Monday, 6 October 2025

 

More from my trip to India…

One of the things I was particularly looking forward to seeing was the Red Fort in Delhi.  I am particularly interested in the events of 1857, commonly referred to in England as the Indian Mutiny. My book, Cawnpore, is set during this time and remains, of all my books, my personal favourite. The Red Fort does not feature in the novel, but the Indian forces in Cawnpore (now Kanpur) owed at least nominal loyalty to the Emperor of India in Delhi and his seat was of huge symbolic importance during the uprising. It was also considered, at the time, as one of the most beautiful palaces in the world, so an obvious place to visit.

Arriving at the fort, the first thing that strikes you is that it really is very red (it’s built of red sandstone).

It’s also very, very big. There’s quite a walk along the wall until you get to the impressive Lahori Gate.

Inside the gate you pass through a bazaar originally built as a private shopping mall for the women of the palace (the 17th century Chhatta Chowk).

Beyond that, though, what you find is a lot of empty space with buildings dotted about here and there.

The first (in line with the entrance) is the drum house. Here, drums above the gate would welcome ambassadors and other dignitaries into the palace. It was also used for reading out proclamations.

The Drum House (Naubat Kahna)

Across a lawn of parched grass, we came next to the Hall of Public Audience.

Beyond that was more parched grass where empty water channels marked the layout of what had once been the spectacular private gardens of the Emperor and, beyond them, a row of marble buildings that had been his apartments.

Stripped of wall hangings, curtains, furniture, and much of their decoration, the apartments are shadows of their former selves, but still give glimpses of the glory that once was.

Thanks to Wikipedia, we can compare a photograph of the Rang Mahal (the building on the right of my picture of the row of buildings) taken by Biswarup Ganguly with an 18th century painting of the same structure.

The sad truth is that after the fall of Delhi and the capture of the Emperor by the British, 80% of all the buildings in the fort were destroyed and those that were left were looted, jewelled decorations stolen, gold ripped from walls and ceilings and much of what remained vandalised by soldiers who saw the palace as a symbol of an Indian nationalism that they were determined to destroy.

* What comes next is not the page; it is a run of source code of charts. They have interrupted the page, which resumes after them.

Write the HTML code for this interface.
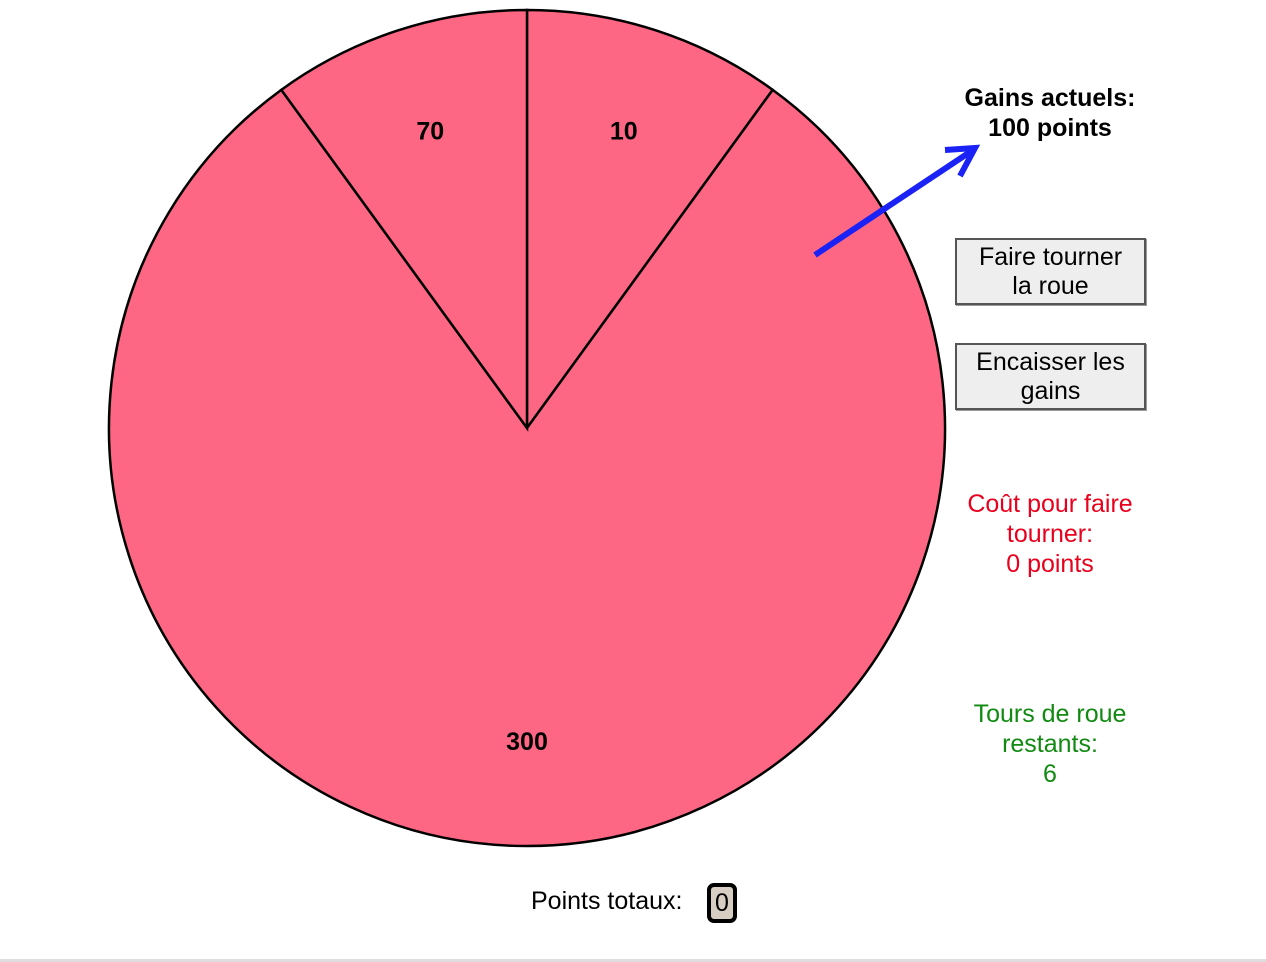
<!DOCTYPE html>
<html><head><meta charset="utf-8"><style>
body{margin:0;width:1266px;height:962px;background:#fff;font-family:"Liberation Sans",sans-serif;position:relative;overflow:hidden}
.t{position:absolute;text-align:center;width:240px;left:930px;font-size:25px;line-height:30px}
.btn{position:absolute;left:955px;width:191px;height:67px;background:#eee;border:2px solid #555;box-sizing:border-box;font-size:25px;line-height:29px;text-align:center;padding-top:3px;box-shadow:1px 1px 0 #999}
</style></head><body>
<svg id="chart" width="1266" height="962" style="position:absolute;left:0;top:0"></svg>
<div class="t" style="top:83px;font-weight:bold">Gains actuels:<br>100 points</div>
<div class="btn" style="top:238px">Faire tourner<br>la roue</div>
<div class="btn" style="top:343px">Encaisser les<br>gains</div>
<div class="t" style="top:489px;color:#e8001c">Coût pour faire<br>tourner:<br>0 points</div>
<div class="t" style="top:699px;color:#118a11">Tours de roue<br>restants:<br>6</div>
<div style="position:absolute;left:531px;top:887px;font-size:25px">Points totaux:</div>
<div style="position:absolute;left:707px;top:883px;width:22px;height:32px;border:4px solid #000;border-radius:7px;background:#d8cdc2;font-size:25px;line-height:32px;text-align:center">0</div>
<div style="position:absolute;left:0;top:959px;width:1266px;height:3px;background:#ddd"></div>
<script>
const labels=["10","300","70"];
const weights=[1,8,1];
const cx=527,cy=428,R=418;
const svg=document.getElementById('chart');
const NS='http://www.w3.org/2000/svg';
const total=weights.reduce((a,b)=>a+b,0);
function pt(a,r){return [cx+r*Math.sin(a),cy-r*Math.cos(a)];}
let a0=0;
weights.forEach((w,i)=>{
  const a1=a0+w/total*2*Math.PI;
  const p0=pt(a0,R),p1=pt(a1,R);
  const large=(a1-a0)>Math.PI?1:0;
  const p=document.createElementNS(NS,'path');
  p.setAttribute('d',`M${cx},${cy}L${p0[0]},${p0[1]}A${R},${R} 0 ${large} 1 ${p1[0]},${p1[1]}Z`);
  p.setAttribute('fill','#fd6784');p.setAttribute('stroke','#000');p.setAttribute('stroke-width','2.5');
  
  
  svg.appendChild(p);
  const m=pt((a0+a1)/2,313);
  const t=document.createElementNS(NS,'text');
  t.setAttribute('x',m[0]);t.setAttribute('y',m[1]+9);
  t.setAttribute('text-anchor','middle');t.setAttribute('font-weight','bold');t.setAttribute('font-size','25');
  t.setAttribute('font-family','Liberation Sans, sans-serif');
  t.textContent=labels[i];
  
  
  svg.appendChild(t);
  a0=a1;
});
const ar=document.createElementNS(NS,'g');
ar.innerHTML='<line x1="815" y1="255" x2="970" y2="152" stroke="#1a22f5" stroke-width="6"/><polyline points="945,150 975,148 960,176" fill="none" stroke="#1a22f5" stroke-width="6" stroke-linejoin="miter"/>';


svg.appendChild(ar);
</script>
</body></html>
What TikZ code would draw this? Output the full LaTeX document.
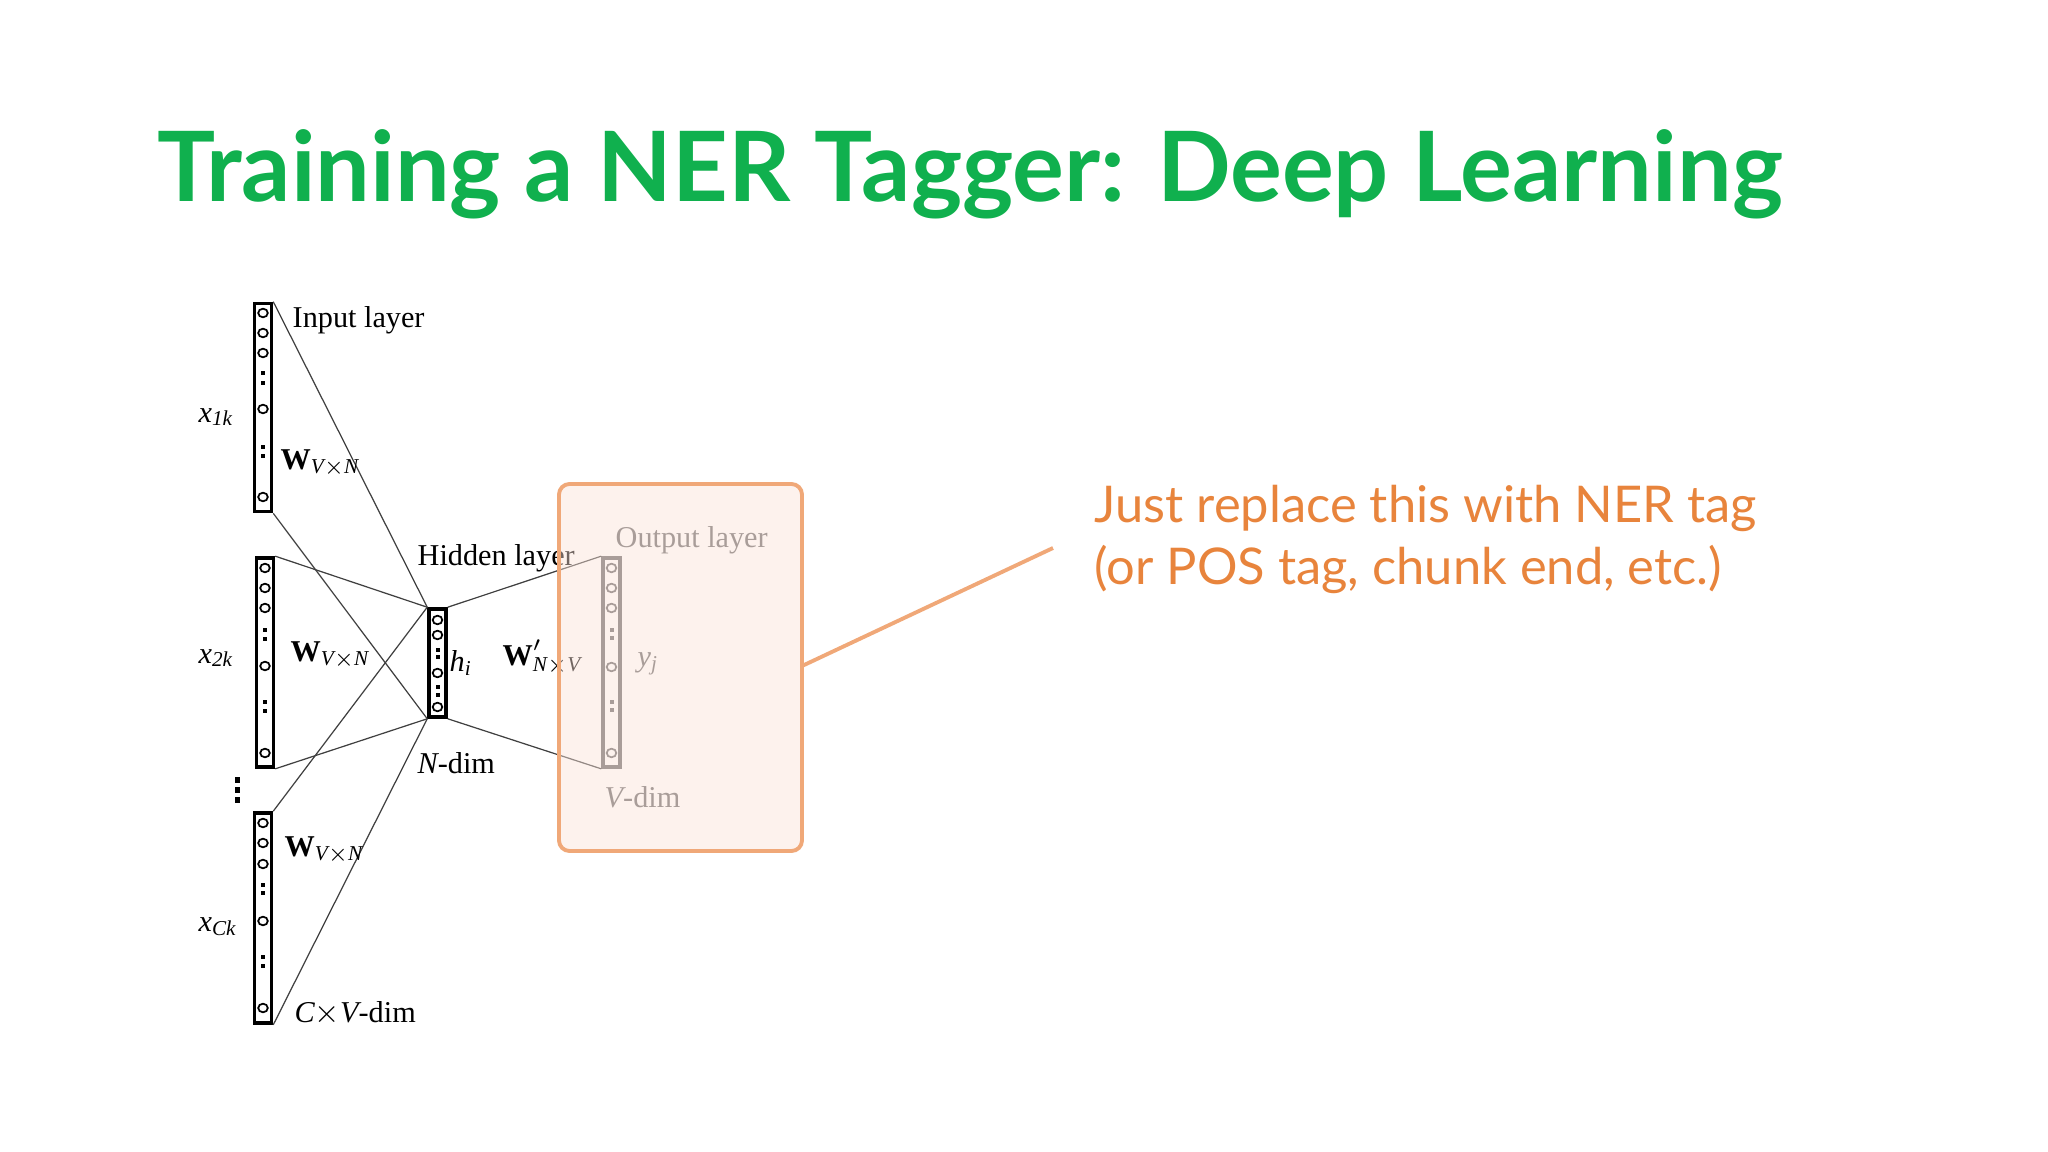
\documentclass[tikz,border=0pt]{standalone}
\usepackage{fontspec}
\setmainfont{Liberation Serif}
\newfontfamily\slidefont{Lato}
\definecolor{titlegreen}{HTML}{10B04E}
\definecolor{notecol}{HTML}{E8843C}
\definecolor{boxline}{HTML}{F0A878}
\definecolor{boxfill}{HTML}{FBE2D8}
\begin{document}
\begin{tikzpicture}[x=0.01cm,y=-0.01cm,
  layer/.style={draw,line width=1pt,inner sep=0,minimum width=0.17cm},
  conn/.style={draw=black!75,line width=0.35pt},
  lab/.style={font=\fontsize{8.6}{10}\selectfont,inner sep=0},
  neu/.style={line width=0.5pt},
]
\useasboundingbox (0,0) rectangle (2048,1152);
% title
\node[anchor=base west,inner sep=0,text=titlegreen,font=\slidefont\bfseries\fontsize{27.6}{30}\selectfont] (title) at (157,202) {Training a NER Tagger: Deep Learning};
% layers
\node[layer,minimum height=2.08cm] (in1) at (263,407.5) {};
\node[layer,minimum height=2.09cm] (in2) at (265,662.5) {};
\node[layer,minimum height=2.10cm] (in3) at (263,918) {};
\node[layer,minimum height=1.08cm] (hid) at (437.5,663) {};
\node[layer,draw=black!60,minimum height=2.09cm] (out) at (611.5,662.5) {};
% neurons
\foreach \y in {313,333,353,409,497} \draw[neu] (263,\y) ellipse (4.8 and 4.3);
\foreach \y in {373,383,447,456} \fill (261,\y-2) rectangle (265,\y+2);
\foreach \y in {568,588,608,666,753} \draw[neu] (265,\y) ellipse (4.8 and 4.3);
\foreach \y in {630,639,702,711} \fill (263,\y-2) rectangle (267,\y+2);
\foreach \y in {823,843,864,921,1008} \draw[neu] (263,\y) ellipse (4.8 and 4.3);
\foreach \y in {885,893,957,966} \fill (261,\y-2) rectangle (265,\y+2);
\foreach \y in {620,635,673,707} \draw[neu] (437.5,\y) ellipse (4.8 and 4.3);
\foreach \y in {650,657,687,695} \fill (435.5,\y-2) rectangle (439.5,\y+2);
\foreach \y in {568,588,608,667,753} \draw[neu,black!60] (611.5,\y) ellipse (4.8 and 4.3);
\foreach \y in {630,638,702,710} \fill[black!60] (609.5,\y-2) rectangle (613.5,\y+2);
\foreach \y in {780,790,800} \fill (235,\y-3) rectangle (240,\y+3);
% connectors
\draw[conn] (in1.north east) -- (hid.north west);
\draw[conn] (in1.south east) -- (hid.south west);
\draw[conn] (in2.north east) -- (hid.north west);
\draw[conn] (in2.south east) -- (hid.south west);
\draw[conn] (in3.north east) -- (hid.north west);
\draw[conn] (in3.south east) -- (hid.south west);
\draw[conn] (hid.north east) -- (out.north west);
\draw[conn] (hid.south east) -- (out.south west);
% labels
\node[lab,anchor=west] (linput) at (292,320) {Input layer};
\node[lab,anchor=west] (x1) at (198,417) {$\mathit{x}_{\mathit{1k}}$};
\node[lab,anchor=west] (x2) at (198,658) {$\mathit{x}_{\mathit{2k}}$};
\node[lab,anchor=west] (x3) at (198,927) {$\mathit{x}_{\mathit{Ck}}$};
\node[lab,anchor=west] (w1) at (280,463) {$\mathbf{W}_{\mathit{V\times N}}$};
\node[lab,anchor=west] (w2) at (290,655) {$\mathbf{W}_{\mathit{V\times N}}$};
\node[lab,anchor=west] (w3) at (284,850) {$\mathbf{W}_{\mathit{V\times N}}$};
\node[lab,anchor=west] (lhid) at (417,558) {Hidden layer};
\node[lab,anchor=west] (hi) at (449,663) {$\mathit{h}_{\mathit{i}}$};
\node[lab,anchor=west] (wp) at (502,657) {$\mathbf{W}'_{\mathit{N\times V}}$};
\node[lab,anchor=west,text=black!60] (yj) at (637,664) {$\mathit{y}_{\mathit{j}}$};
\node[lab,anchor=west,text=black!60] (lout) at (615,540) {Output layer};
\node[lab,anchor=west] (ndim) at (417,763) {$\mathit{N}$-dim};
\node[lab,anchor=west,text=black!60] (vdim) at (604,797) {$\mathit{V}$-dim};
\node[lab,anchor=west] (cdim) at (294,1013) {$\mathit{C}{\times}\mathit{V}$-dim};
% highlight box
\draw[line width=1.1pt,draw=boxline,fill=boxfill,fill opacity=0.45,rounded corners=3pt] (559,484) rectangle (802,851);
\coordinate (bx) at (802,666);
\coordinate (tip) at (1053,548);
\draw[line width=1.1pt,draw=boxline] (bx) -- (tip);
\node[anchor=base west,inner sep=0,text=notecol,font=\slidefont\fontsize{14.4}{17.4}\selectfont,align=left] (note) at (1094,584) {Just replace this with NER tag\\(or POS tag, chunk end, etc.)};
\end{tikzpicture}
\end{document}
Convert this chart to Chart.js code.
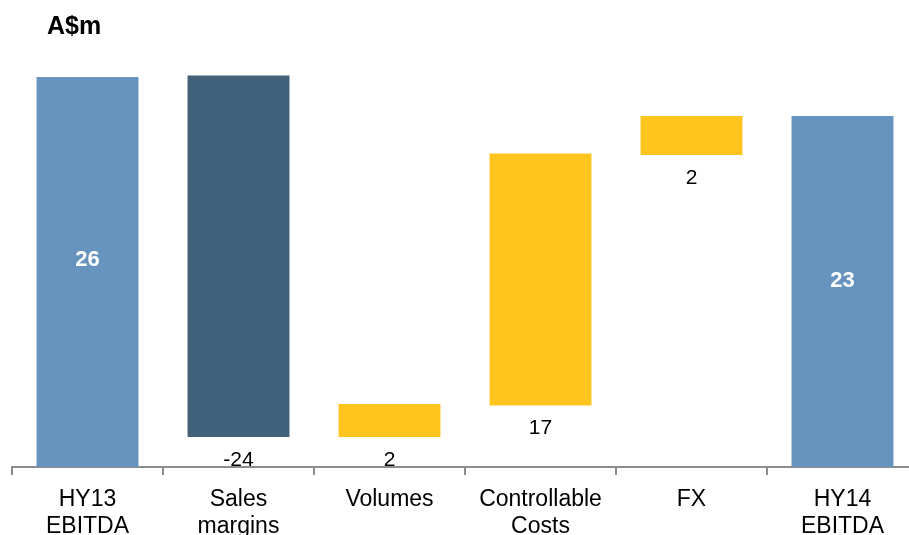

Even at the time, there were those who condemned the destruction of an architectural wonder.

The apartments that remain were spared mainly because they were used as offices and messes by the occupying British troops, but as isolated individual buildings they made little architectural sense. The Drum Tower, for example, used to stand in the middle of a wall that separated the core of the palace from the more public areas. Without the wall, the gate stands strange and alone. (It was used as the quarters of a British staff sergeant.) The harem apartments, which, on their own, took up an area twice the size of any European palace, were completely demolished and replaced by solid blocks of British barracks, some of which still stand. The area is thought to have contained three garden courts and more than a dozen other courts but no plans of the area were made before the British utterly destroyed it. It was a spectacular act of cultural vandalism, leaving the Red Fort just an echo of what was once one of the most beautiful palaces in the world.